Я встала у двери, боясь сделать следующий шаг. Передо мной сидел квартет, четыре скрипки, две альтовых и две первых, и играли они марш из балета "Конек-горбунок".
После страшных тюремных камер, после голых барачных нар и всегдашнего полумрака, после однообразного гула голосов, прерываемого женскими визгами-ссорами или громкой матерщиной надзирателей, вдруг попасть в этот забытый мир!.. У людей были нормальные, приветливые лица, даже улыбающиеся чудеса! Особенно большое впечатление произвела на меня 2-я скрипка - Ирма Геккер. В соразмерной гимнастерке, высокая, худенькая, она была необыкновенно хороша собой. После перенесенного тифа каштановые волосы Ирмы отрастали крупными завитками. Меня поразили ее брови вразлет, серые огромные глаза с длиннющими ресницами, постоянный румянец и две веселые ямочки на щеках. Частая улыбка обнажала передние, теснившиеся немного под углом, зубки, так что верхняя губа с трудом их закрывала. Ах, как хороша была Ирма Геккер!

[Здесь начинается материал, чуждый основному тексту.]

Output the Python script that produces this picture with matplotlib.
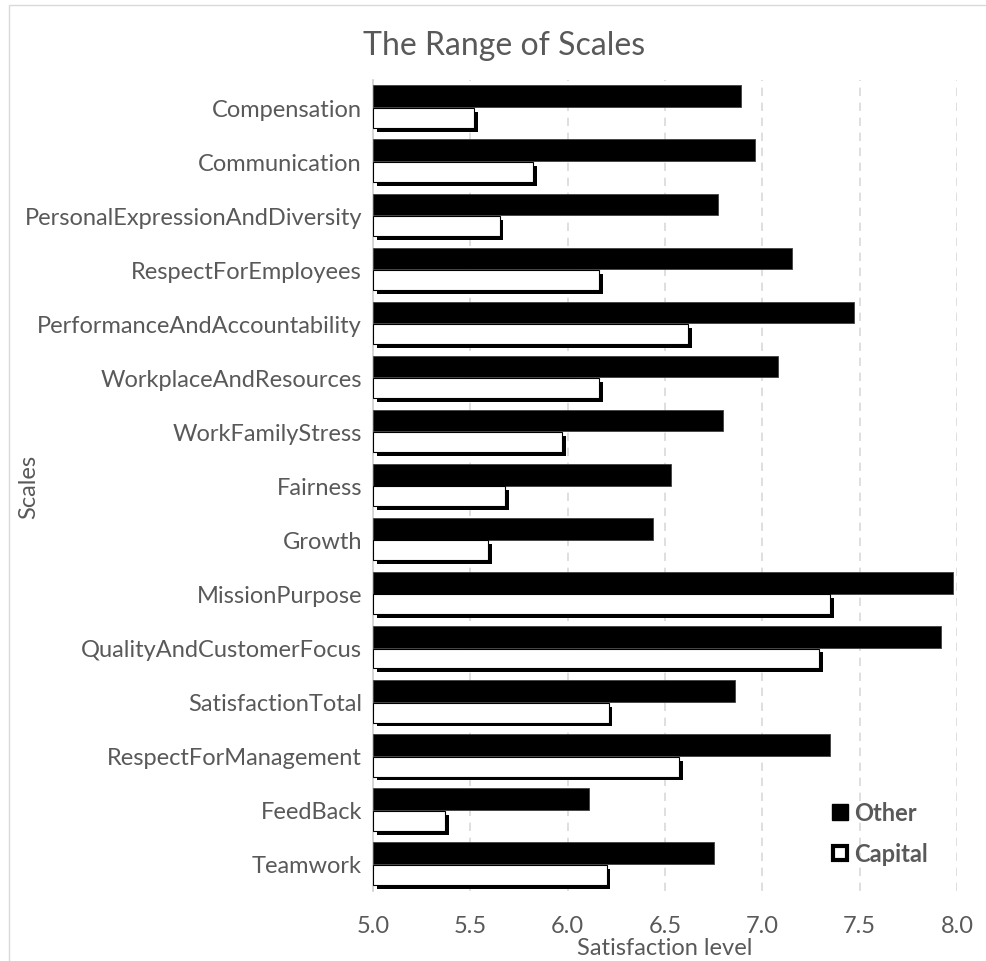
import numpy as np
import matplotlib
matplotlib.use("Agg")
import matplotlib.pyplot as plt
import matplotlib.patheffects as pe
from matplotlib.lines import Line2D
from matplotlib.patches import Rectangle

plt.rcParams['font.family'] = ['Lato', 'DejaVu Sans']

scales = ['Compensation', 'Communication', 'PersonalExpressionAndDiversity',
          'RespectForEmployees', 'PerformanceAndAccountability',
          'WorkplaceAndResources', 'WorkFamilyStress', 'Fairness', 'Growth',
          'MissionPurpose', 'QualityAndCustomerFocus', 'SatisfactionTotal',
          'RespectForManagement', 'FeedBack', 'Teamwork']
other = [6.89, 6.96, 6.77, 7.15, 7.47, 7.08, 6.80, 6.53, 6.44,
         7.98, 7.92, 6.86, 7.35, 6.11, 6.75]
capital = [5.52, 5.82, 5.65, 6.16, 6.62, 6.16, 5.97, 5.68, 5.59,
           7.35, 7.29, 6.21, 6.57, 5.37, 6.20]
xticks = [5.0, 5.5, 6.0, 6.5, 7.0, 7.5, 8.0]

grey = '#595959'
base = 5.0
h = 0.4

fig = plt.figure(figsize=(9.87, 9.62), dpi=100)
# light chart frame like the spreadsheet chart area
fig.patches.append(Rectangle((9 / 987, -0.1), 1.2, 1 - 6 / 962 + 0.1,
                             transform=fig.transFigure, fill=False,
                             edgecolor='#d9d9d9', linewidth=1))
ax = fig.add_axes([373 / 987, 1 - 892 / 962, 584 / 987, 811 / 962])

y = np.arange(len(scales))
shadow = [pe.SimplePatchShadow(offset=(2.8, -2.8), shadow_rgbFace='black', alpha=1.0), pe.Normal()]

ax.barh(y - h / 2, np.array(other) - base, left=base, height=h,
        color='black', edgecolor='#404040', linewidth=0.6, zorder=3)
bars = ax.barh(y + h / 2, np.array(capital) - base, left=base, height=h * 0.92,
               color='white', edgecolor='black', linewidth=0.8, zorder=3)
for b in bars:
    b.set_path_effects(shadow)

ax.set_xlim(5.0, 8.0)
ax.set_ylim(len(scales) - 0.5, -0.5)
ax.set_yticks(y)
ax.set_yticklabels(scales)
ax.set_xticks(xticks)
ax.set_xticklabels([f'{v:.1f}' for v in xticks])
ax.tick_params(length=0, labelsize=17, colors=grey, pad=8)
ax.tick_params(axis='x', pad=17)

for s in ['top', 'right', 'bottom']:
    ax.spines[s].set_visible(False)
ax.spines['left'].set_color('#d0d0d0')
ax.spines['left'].set_linewidth(1.2)

ax.xaxis.grid(True, linestyle=(0, (5, 4)), color='#d9d9d9', linewidth=1.2, zorder=0)
ax.set_axisbelow(True)

ax.set_xlabel('Satisfaction level', fontsize=17, color=grey, labelpad=1)
fig.text(29 / 987, 1 - 487 / 962, 'Scales', rotation=90, fontsize=17,
         color=grey, ha='center', va='center')
fig.text(504 / 987, 1 - 46 / 962, 'The Range of Scales', fontsize=23,
         color=grey, ha='center', va='center')

handles = [Line2D([], [], marker='s', linestyle='none', markersize=11.5,
                  markerfacecolor='black', markeredgecolor='black'),
           Line2D([], [], marker='s', linestyle='none', markersize=10,
                  markerfacecolor='white', markeredgecolor='black', markeredgewidth=3)]
leg = ax.legend(handles, ['Other', 'Capital'], loc='center left',
                bbox_to_anchor=((832 - 373) / 584, 1 - (834 - 81) / 811),
                frameon=False, borderpad=0, borderaxespad=0,
                handlelength=0.7, handletextpad=0.25, labelspacing=0.78,
                prop={'size': 17, 'weight': 'bold'})
for t in leg.get_texts():
    t.set_color(grey)

fig.savefig('out.png', dpi=100)
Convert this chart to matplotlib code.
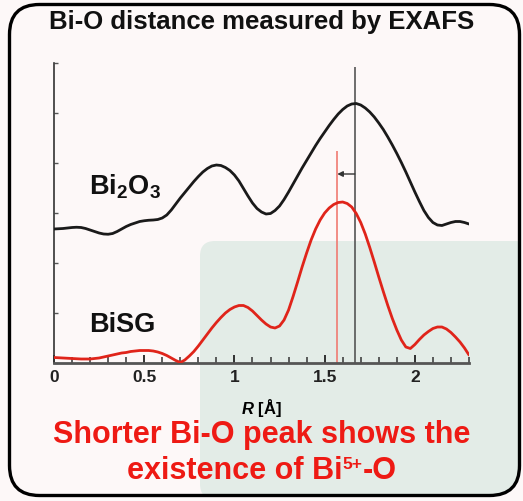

Ирма работала в пересылке художником. Она была не просто профессионалом, но талантом. Но все это я узнала потом, а сейчас, увидев этот оркестрик и музыкантов с человеческими лицами, я тихо заплакала.
- Вы кто? - спросили меня.
Я назвала свое имя.
- Нет, мы не о том. Вы певица? Актриса? Может быть, танцуете?
Тогда я сказала:
- Не прогоняйте меня, пожалуйста. Я - ваша. Со всем, что я могу.
- Мы никого не прогоняем. Садитесь вот сюда.
Я села на лавку, и репетиция продолжилась своим чередом.
Потом пришел Александров и увидя меня, сказал:
- Вот и хорошо. Давайте, я со всеми познакомлю вас, раз вы сами к нам пришли.
Кроме Ирмы здесь были Юлиан Вениаминович Розенблат, душа оркестра, ударник, в прошлом он заведовал отделом иностранной хроники в "Известиях"; Изик Авербух, 1-я скрипка, прибывший из Венгрии; Николай Ознобишин, 1-я скрипка, и драматург Сергей Карташов. Этот последний в клубе, собственно, ничего не делал. Начальству он обещал написать пьесу о войне и потому его оставили в пересылке. Но о пьесе он и думать забыл. Однако, все ему прощалось по его великой безобидности, крайней нищете и юродству. Сережа везде неизменно появлялся босым. Отсидел он уже более 10 лет.